> THE TASK
Only the lines from the top of the listing below to the line that has "const HEIGHT = 429;" should be echoed, with both ends kept and pictures left out.

> DATA EXTRACT
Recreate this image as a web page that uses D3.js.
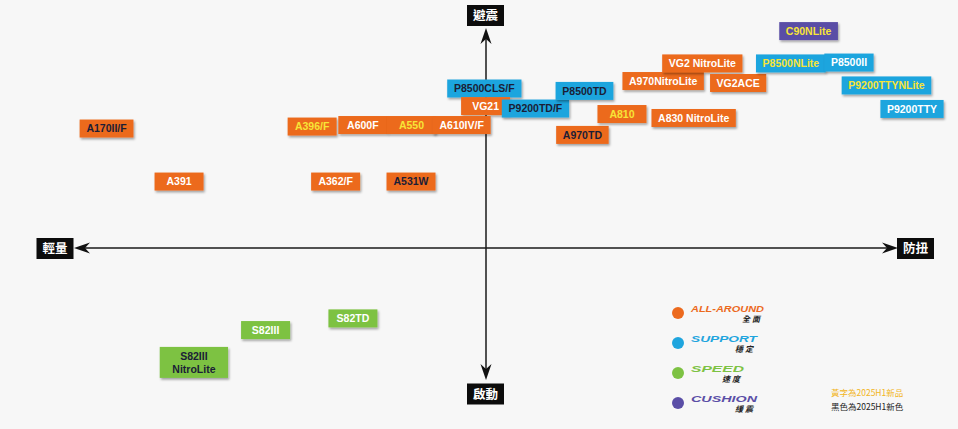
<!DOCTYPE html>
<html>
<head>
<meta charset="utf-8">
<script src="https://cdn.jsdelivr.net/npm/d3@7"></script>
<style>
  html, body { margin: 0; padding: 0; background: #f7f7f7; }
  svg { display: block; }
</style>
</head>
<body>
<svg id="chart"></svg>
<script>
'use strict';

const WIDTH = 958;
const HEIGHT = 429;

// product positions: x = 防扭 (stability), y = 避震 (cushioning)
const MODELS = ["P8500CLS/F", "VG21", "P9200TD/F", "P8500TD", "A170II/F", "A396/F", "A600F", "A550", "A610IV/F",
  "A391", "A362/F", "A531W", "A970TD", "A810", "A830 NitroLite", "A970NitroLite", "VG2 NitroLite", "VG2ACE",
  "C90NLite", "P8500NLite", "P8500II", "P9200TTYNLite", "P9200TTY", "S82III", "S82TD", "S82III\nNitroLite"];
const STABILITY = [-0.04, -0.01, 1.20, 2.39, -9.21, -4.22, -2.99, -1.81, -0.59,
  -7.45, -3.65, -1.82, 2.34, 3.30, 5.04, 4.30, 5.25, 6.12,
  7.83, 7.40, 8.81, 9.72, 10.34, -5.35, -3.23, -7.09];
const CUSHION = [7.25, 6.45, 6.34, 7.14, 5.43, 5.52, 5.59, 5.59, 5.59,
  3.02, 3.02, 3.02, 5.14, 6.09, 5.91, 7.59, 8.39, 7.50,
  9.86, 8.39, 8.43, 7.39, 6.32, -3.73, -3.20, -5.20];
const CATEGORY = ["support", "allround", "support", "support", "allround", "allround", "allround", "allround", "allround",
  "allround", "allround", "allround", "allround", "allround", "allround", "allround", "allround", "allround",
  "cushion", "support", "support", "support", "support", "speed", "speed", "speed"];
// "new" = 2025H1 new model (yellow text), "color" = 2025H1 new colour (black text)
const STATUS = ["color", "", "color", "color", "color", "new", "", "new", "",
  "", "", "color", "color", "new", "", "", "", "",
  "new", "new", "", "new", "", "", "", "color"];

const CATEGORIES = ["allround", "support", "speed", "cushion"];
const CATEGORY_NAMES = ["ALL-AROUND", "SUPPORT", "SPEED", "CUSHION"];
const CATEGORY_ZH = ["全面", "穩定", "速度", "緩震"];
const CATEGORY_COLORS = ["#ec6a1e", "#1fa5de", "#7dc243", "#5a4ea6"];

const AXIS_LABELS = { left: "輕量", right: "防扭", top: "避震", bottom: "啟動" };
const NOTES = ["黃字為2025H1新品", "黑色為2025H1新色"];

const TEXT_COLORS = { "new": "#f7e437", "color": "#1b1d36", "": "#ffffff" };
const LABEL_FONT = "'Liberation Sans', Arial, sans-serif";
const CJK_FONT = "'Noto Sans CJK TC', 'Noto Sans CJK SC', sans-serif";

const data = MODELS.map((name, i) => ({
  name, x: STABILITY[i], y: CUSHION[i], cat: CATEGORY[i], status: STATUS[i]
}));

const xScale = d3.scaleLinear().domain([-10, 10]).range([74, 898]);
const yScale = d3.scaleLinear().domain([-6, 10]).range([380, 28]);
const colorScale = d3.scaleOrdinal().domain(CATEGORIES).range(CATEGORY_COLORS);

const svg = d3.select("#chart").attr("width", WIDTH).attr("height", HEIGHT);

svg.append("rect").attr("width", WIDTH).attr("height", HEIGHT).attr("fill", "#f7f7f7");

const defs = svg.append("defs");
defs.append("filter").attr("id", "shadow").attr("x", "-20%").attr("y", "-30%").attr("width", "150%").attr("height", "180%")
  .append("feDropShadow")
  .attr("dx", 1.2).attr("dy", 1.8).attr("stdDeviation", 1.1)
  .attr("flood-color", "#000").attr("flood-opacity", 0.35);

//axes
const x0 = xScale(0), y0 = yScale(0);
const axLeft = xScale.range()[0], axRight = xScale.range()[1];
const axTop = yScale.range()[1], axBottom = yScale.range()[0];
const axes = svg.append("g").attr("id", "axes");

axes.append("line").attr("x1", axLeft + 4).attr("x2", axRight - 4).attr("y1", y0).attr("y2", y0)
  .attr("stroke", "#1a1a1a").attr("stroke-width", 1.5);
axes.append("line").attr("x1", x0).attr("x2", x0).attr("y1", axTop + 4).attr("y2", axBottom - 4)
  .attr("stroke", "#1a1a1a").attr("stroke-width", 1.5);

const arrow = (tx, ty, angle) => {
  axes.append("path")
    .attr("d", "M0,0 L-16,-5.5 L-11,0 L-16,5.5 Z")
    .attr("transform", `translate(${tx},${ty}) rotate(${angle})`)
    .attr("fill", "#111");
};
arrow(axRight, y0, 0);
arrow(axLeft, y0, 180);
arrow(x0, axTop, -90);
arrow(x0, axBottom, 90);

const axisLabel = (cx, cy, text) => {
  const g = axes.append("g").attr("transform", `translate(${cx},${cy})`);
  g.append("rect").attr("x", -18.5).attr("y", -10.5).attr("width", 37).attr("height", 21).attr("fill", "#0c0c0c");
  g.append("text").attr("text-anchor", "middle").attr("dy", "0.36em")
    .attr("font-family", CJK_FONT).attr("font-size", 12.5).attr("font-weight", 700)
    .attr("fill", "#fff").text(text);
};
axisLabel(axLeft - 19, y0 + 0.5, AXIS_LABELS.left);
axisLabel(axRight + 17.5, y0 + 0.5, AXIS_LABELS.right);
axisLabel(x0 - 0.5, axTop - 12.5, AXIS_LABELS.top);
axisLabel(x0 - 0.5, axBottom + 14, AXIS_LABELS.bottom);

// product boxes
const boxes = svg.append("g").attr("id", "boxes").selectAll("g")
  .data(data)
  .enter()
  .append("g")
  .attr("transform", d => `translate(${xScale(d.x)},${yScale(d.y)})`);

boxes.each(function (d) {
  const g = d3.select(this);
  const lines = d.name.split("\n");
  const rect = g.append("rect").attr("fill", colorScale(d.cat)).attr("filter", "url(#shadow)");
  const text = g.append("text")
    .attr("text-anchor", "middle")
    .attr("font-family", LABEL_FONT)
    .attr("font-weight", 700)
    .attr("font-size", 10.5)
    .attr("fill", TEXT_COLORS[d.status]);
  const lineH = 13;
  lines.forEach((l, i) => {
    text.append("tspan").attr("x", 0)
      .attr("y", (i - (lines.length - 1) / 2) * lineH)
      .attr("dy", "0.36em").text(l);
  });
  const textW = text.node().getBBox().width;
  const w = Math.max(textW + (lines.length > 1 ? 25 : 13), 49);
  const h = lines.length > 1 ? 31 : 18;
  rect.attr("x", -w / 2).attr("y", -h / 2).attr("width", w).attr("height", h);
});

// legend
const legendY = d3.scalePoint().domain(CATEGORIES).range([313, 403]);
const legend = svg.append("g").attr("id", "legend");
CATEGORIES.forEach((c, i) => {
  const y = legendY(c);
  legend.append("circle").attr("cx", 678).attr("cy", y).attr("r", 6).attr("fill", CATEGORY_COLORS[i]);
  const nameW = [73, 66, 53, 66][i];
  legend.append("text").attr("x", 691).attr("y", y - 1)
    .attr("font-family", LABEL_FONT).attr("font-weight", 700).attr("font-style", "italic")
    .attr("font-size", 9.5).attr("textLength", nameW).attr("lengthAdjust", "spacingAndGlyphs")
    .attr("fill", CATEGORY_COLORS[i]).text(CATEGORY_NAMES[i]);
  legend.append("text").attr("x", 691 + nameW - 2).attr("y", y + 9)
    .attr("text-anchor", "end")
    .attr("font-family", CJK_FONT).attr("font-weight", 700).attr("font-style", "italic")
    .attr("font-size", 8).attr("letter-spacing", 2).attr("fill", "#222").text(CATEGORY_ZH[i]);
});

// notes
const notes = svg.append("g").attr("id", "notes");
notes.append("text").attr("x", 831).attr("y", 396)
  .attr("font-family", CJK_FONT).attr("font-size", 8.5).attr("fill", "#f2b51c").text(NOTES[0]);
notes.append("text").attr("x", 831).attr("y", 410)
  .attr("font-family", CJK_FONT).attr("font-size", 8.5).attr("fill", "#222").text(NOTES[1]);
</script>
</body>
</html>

> COMPLETE OUTPUT
Recreate this image as a web page that uses D3.js.
<!DOCTYPE html>
<html>
<head>
<meta charset="utf-8">
<script src="https://cdn.jsdelivr.net/npm/d3@7"></script>
<style>
  html, body { margin: 0; padding: 0; background: #f7f7f7; }
  svg { display: block; }
</style>
</head>
<body>
<svg id="chart"></svg>
<script>
'use strict';

const WIDTH = 958;
const HEIGHT = 429;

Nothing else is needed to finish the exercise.